→ Problem description
Copy these lines exactly and nothing else: from the line holding "Recreate this image" to the line holding "import pandas as pd", both lines included.

→ Exercise material
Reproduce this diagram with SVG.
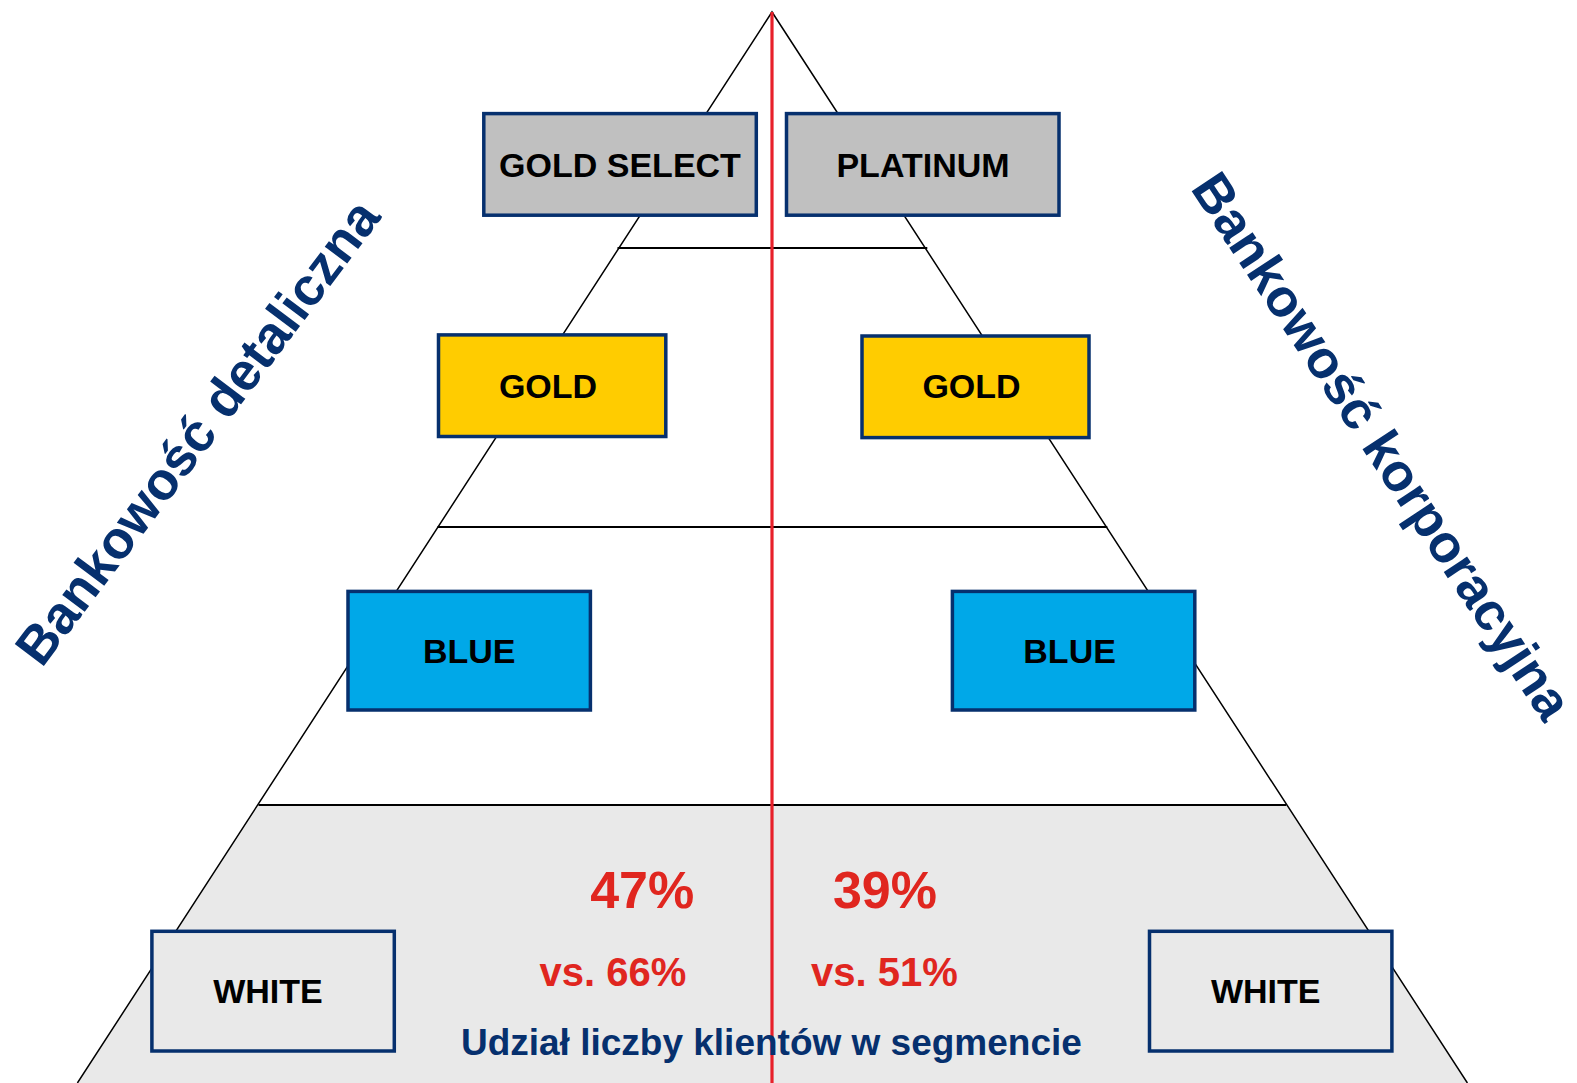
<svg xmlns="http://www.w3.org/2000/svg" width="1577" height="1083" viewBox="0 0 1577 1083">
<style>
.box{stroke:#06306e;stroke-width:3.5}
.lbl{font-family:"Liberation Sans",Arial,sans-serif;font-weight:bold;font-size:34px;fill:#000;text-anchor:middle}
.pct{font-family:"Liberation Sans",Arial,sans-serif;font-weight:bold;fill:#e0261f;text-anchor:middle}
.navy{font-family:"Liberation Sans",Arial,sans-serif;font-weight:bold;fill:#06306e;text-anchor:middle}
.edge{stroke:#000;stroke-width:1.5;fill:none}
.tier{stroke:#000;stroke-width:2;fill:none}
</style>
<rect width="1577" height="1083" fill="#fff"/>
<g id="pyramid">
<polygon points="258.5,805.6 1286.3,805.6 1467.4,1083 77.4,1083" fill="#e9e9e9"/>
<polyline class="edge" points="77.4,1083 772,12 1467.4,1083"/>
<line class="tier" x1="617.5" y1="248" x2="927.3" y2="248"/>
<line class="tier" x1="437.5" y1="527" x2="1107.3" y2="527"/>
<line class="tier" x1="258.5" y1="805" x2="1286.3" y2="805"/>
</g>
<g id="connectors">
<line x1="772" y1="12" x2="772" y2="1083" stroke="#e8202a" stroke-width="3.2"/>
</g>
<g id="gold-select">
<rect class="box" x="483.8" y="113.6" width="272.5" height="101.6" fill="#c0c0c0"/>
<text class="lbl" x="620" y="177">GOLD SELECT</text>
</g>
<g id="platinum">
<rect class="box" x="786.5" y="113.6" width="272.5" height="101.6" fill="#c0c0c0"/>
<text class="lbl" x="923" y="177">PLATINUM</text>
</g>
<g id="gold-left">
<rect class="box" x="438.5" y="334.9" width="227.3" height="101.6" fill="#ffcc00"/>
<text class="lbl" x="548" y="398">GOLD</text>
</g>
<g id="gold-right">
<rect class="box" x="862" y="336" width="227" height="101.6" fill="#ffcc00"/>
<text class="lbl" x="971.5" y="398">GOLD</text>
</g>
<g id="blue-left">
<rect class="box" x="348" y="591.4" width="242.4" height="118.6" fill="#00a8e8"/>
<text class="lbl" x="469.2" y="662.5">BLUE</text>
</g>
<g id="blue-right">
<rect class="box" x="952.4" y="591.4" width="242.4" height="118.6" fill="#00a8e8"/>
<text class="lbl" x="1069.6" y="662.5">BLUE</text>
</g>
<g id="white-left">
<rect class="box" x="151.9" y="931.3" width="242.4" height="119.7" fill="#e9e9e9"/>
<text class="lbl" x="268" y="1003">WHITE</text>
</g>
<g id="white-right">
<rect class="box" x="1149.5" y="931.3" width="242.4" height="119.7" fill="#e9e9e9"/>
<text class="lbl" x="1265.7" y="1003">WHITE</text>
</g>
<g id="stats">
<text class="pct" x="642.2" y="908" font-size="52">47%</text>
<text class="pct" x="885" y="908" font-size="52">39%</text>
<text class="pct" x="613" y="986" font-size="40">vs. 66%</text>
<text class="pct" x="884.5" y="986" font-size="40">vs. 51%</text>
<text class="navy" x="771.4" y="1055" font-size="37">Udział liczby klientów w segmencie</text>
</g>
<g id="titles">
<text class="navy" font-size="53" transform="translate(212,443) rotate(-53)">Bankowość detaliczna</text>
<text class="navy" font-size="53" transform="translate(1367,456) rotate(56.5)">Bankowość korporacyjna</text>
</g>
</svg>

==

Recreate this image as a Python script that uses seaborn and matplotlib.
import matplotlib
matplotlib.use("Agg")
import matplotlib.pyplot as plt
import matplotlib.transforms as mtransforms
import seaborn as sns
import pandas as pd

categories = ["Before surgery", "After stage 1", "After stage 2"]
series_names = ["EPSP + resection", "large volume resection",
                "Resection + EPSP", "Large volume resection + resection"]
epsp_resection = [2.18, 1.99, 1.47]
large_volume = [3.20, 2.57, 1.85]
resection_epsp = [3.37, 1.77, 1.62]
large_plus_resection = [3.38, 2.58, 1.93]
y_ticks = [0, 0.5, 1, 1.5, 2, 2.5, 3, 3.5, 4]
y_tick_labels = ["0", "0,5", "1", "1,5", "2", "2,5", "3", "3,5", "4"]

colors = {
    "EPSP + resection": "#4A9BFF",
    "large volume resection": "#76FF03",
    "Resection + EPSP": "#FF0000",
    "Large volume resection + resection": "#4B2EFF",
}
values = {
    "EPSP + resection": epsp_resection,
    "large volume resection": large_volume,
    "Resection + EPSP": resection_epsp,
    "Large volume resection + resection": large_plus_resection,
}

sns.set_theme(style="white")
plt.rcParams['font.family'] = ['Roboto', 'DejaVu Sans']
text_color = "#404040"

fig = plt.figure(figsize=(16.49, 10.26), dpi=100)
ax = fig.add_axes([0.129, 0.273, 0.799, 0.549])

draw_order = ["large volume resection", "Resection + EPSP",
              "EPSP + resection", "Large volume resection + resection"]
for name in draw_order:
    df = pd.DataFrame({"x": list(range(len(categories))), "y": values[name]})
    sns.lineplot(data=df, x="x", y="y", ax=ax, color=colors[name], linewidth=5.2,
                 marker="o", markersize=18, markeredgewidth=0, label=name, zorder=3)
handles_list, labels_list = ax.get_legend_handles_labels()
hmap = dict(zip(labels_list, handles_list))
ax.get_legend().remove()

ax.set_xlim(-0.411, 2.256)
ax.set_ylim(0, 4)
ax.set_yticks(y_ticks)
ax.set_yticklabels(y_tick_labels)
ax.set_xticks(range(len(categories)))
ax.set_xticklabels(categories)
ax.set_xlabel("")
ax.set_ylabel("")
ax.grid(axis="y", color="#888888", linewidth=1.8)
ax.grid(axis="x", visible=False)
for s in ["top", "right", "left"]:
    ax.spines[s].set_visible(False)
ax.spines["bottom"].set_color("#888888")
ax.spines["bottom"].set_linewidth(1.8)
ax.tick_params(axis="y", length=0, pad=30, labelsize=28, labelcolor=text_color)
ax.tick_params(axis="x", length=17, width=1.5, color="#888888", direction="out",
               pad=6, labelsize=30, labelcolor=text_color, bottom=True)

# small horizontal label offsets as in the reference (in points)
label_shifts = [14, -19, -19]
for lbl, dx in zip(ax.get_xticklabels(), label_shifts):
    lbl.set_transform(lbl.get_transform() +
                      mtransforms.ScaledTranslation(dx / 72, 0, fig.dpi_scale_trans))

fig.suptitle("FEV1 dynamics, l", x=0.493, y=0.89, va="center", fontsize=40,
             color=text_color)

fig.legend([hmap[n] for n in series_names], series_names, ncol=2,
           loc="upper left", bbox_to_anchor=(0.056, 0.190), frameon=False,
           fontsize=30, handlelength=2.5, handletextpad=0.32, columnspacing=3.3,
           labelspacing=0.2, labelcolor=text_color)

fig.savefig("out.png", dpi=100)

→ Response for this exercise
Recreate this image as a Python script that uses seaborn and matplotlib.
import matplotlib
matplotlib.use("Agg")
import matplotlib.pyplot as plt
import matplotlib.transforms as mtransforms
import seaborn as sns
import pandas as pd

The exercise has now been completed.